Tired but without a reason, he tried to sleep and to ignore the incense ceiling.
He could not, but his thoughts were enough to help him get through that sleepless and fantastically nervous night.
Morning arrived when he was next to the tree that had already fallen by a swing of the axe. The Yaciyatere, a bird of omen, cackled its curses from above since it no longer had a nest.
The man, surrounded by mallets, chisels and other tools, guided by his own design, started right there his last great work.
“Horacio! Boy, Horacio! Where have you been?” cried his friend Julio Roldan who had decided to venture to the writer’s house after several days of calling him on the phone.
“Julio! Julio! Over here!” answered the man between the trees.
“Holy Christ, Horacio! You look awful, my friend.”
“It’s a cold, my friend, the one I always catch at the beginning of summer,” said
the man who was wearing a leather jacket that noon. After shaking the wood shavings off his beard, he asked impatiently, “Julio, do you know anything about canoes?”
“About canoes? Well… yes… I know about them as much as a journalist might know about literary critique,” said Julio smiling and trying to soften the expression on his face.
“No, no… This is different. This is about logic and common sense.” Grabbing Julio’s sleeve he dragged him six feet to where his finished canoe was.
“Horacio Quiroga! But this… this is a masterpiece!” cried Julio after observing the canoe that was as graceful as a nymph.
The man stroked the polished surface of the boat and, like an initiated in the craft, he started revealing to his friend the secrets of the shipyards’ hidden art.
“Look at the precision of its lines! All of them are like words in a poem. They have a reason to be, because in nautics that which is not absolutely necessary is too much. The more we simplify its body the stronger and more beautiful it will be.
Observe how the curving of its shape starts at the bow and ends harmoniously and definitively at the stern… And this, my friend, is not easy to achieve… in spite of the fact that I followed a formula,” he said pointing with contempt at the scribbled drawing.
“That is impressive, Horacio. It’s perfect! But….”
“My friend, you only have to start,” interrupted the man, grabbing Julio again by the sleeve to make him sit inside the canoe. “What do you think?”

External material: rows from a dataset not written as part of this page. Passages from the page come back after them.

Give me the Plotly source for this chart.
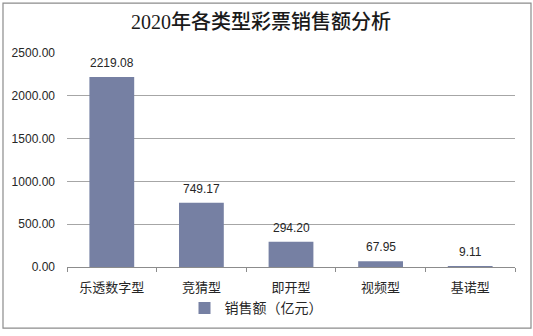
import plotly.graph_objects as go

# Lottery sales by type, 2020 (unit: 100 million yuan)
categories = ["乐透数字型", "竞猜型", "即开型", "视频型", "基诺型"]
sales = [2219.08, 749.17, 294.20, 67.95, 9.11]
series_name = "销售额（亿元）"
title_text = "2020年各类型彩票销售额分析"
y_ticks = [0, 500, 1000, 1500, 2000, 2500]

bar_color = "#7680a3"
text_color = "#262626"

fig = go.Figure()
fig.add_trace(go.Bar(
    x=categories,
    y=sales,
    name=series_name,
    marker=dict(color=bar_color, line=dict(width=0)),
    showlegend=True,
))

# value labels above each bar
for cat, val in zip(categories, sales):
    fig.add_annotation(
        x=cat, y=val, text=f"{val:.2f}",
        showarrow=False, yanchor="bottom", yshift=5,
        font=dict(family="Arial, Liberation Sans", size=12, color=text_color),
    )

# outer frame around the whole chart
L, R, T, B = 67, 18, 53, 66
W, H = 533, 336
pw, ph = W - L - R, H - T - B
fig.add_shape(
    type="rect", xref="paper", yref="paper",
    x0=(3 - L) / pw, x1=(531 - L) / pw,
    y0=(H - B - 332) / ph, y1=(H - B - 2.5) / ph,
    line=dict(color="#8c8c8c", width=1.2), fillcolor="rgba(0,0,0,0)",
    layer="below",
)

fig.update_layout(
    width=W, height=H,
    margin=dict(l=L, r=R, t=T, b=B, pad=0),
    paper_bgcolor="white", plot_bgcolor="white",
    bargap=0.5,
    title=dict(
        text=title_text, x=(261 - L) / pw, xref="paper", xanchor="center",
        y=1 - 22 / H, yanchor="middle",
        font=dict(family="Liberation Serif, Noto Sans CJK SC", size=20,
                  color="#1a1a1a", weight=500),
    ),
    font=dict(family="Arial, Liberation Sans, Noto Sans CJK SC", size=12, color=text_color),
    legend=dict(
        orientation="h", x=(256 - L) / pw, xanchor="center",
        y=(H - B - 312) / ph, yanchor="middle",
        font=dict(family="Noto Sans CJK SC", size=14, color=text_color),
        itemwidth=30, bgcolor="rgba(0,0,0,0)",
    ),
    xaxis=dict(
        type="category",
        showline=True, linecolor="#8c8c8c", linewidth=1,
        ticks="outside", tickson="boundaries", ticklen=4, tickcolor="#8c8c8c",
        showgrid=False, ticklabelstandoff=8,
        tickfont=dict(family="Noto Sans CJK SC", size=13, color=text_color),
    ),
    yaxis=dict(
        range=[0, 2500], tickvals=y_ticks,
        ticktext=[f"{v:.2f}" for v in y_ticks],
        showgrid=True, gridcolor="#a6a6a6", gridwidth=1,
        showline=False, zeroline=False, ticks="",
        ticklabelstandoff=11,
        tickfont=dict(family="Arial, Liberation Sans", size=12, color=text_color),
    ),
)

fig.write_html("out.html")
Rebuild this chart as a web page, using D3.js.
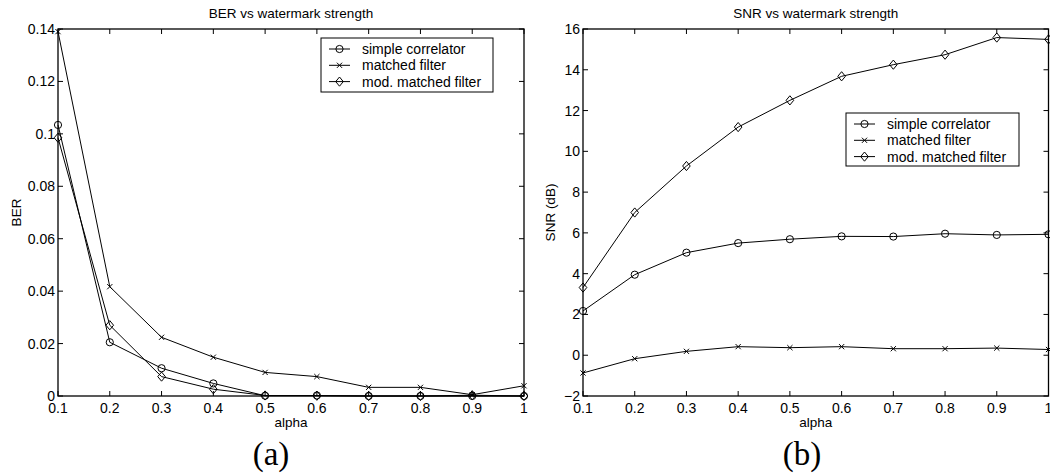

“Well… it’s small like a coffin… but effective… yes, yes, very effective,” Julio answered nervously, trying to change the subject.
“Of course it’s small! Small as a story! A canoe doesn’t intend to be a transatlantic. A canoe knows that time is too short in this wretched life to lose it in an even more wretched way at sea,” said the man.
“There’s no doubt about it,” Julio agreed since he had no intentions of contradicting his friend.
“A canoe drifts on a stream without ever losing sight of land. It sets sail knowing precisely where it is going. It’s not public transportation and it never carries useless loads. In a canoe there is no time or space for a long novelistic parody. To overload it is to sink it and its most important thing is….”
All right! All right, Horacio…,” Julio interrupted when he noticed the man was going to run out of breath. “But why a canoe in this city without rivers?”
Grabbing his friend’s sleeve even tighter, Quiroga walked him out to the door with slow but stern steps, without saying anything.
“Let go of me, Horacio! It was only a question,” Julio begged.
When he came back, the man lied himself down effortlessly inside the canoe to drift away… Like a snake’s bite, the cyanide he drank killed him little by little so in death he could forever sail on the waters of time and become a castaway.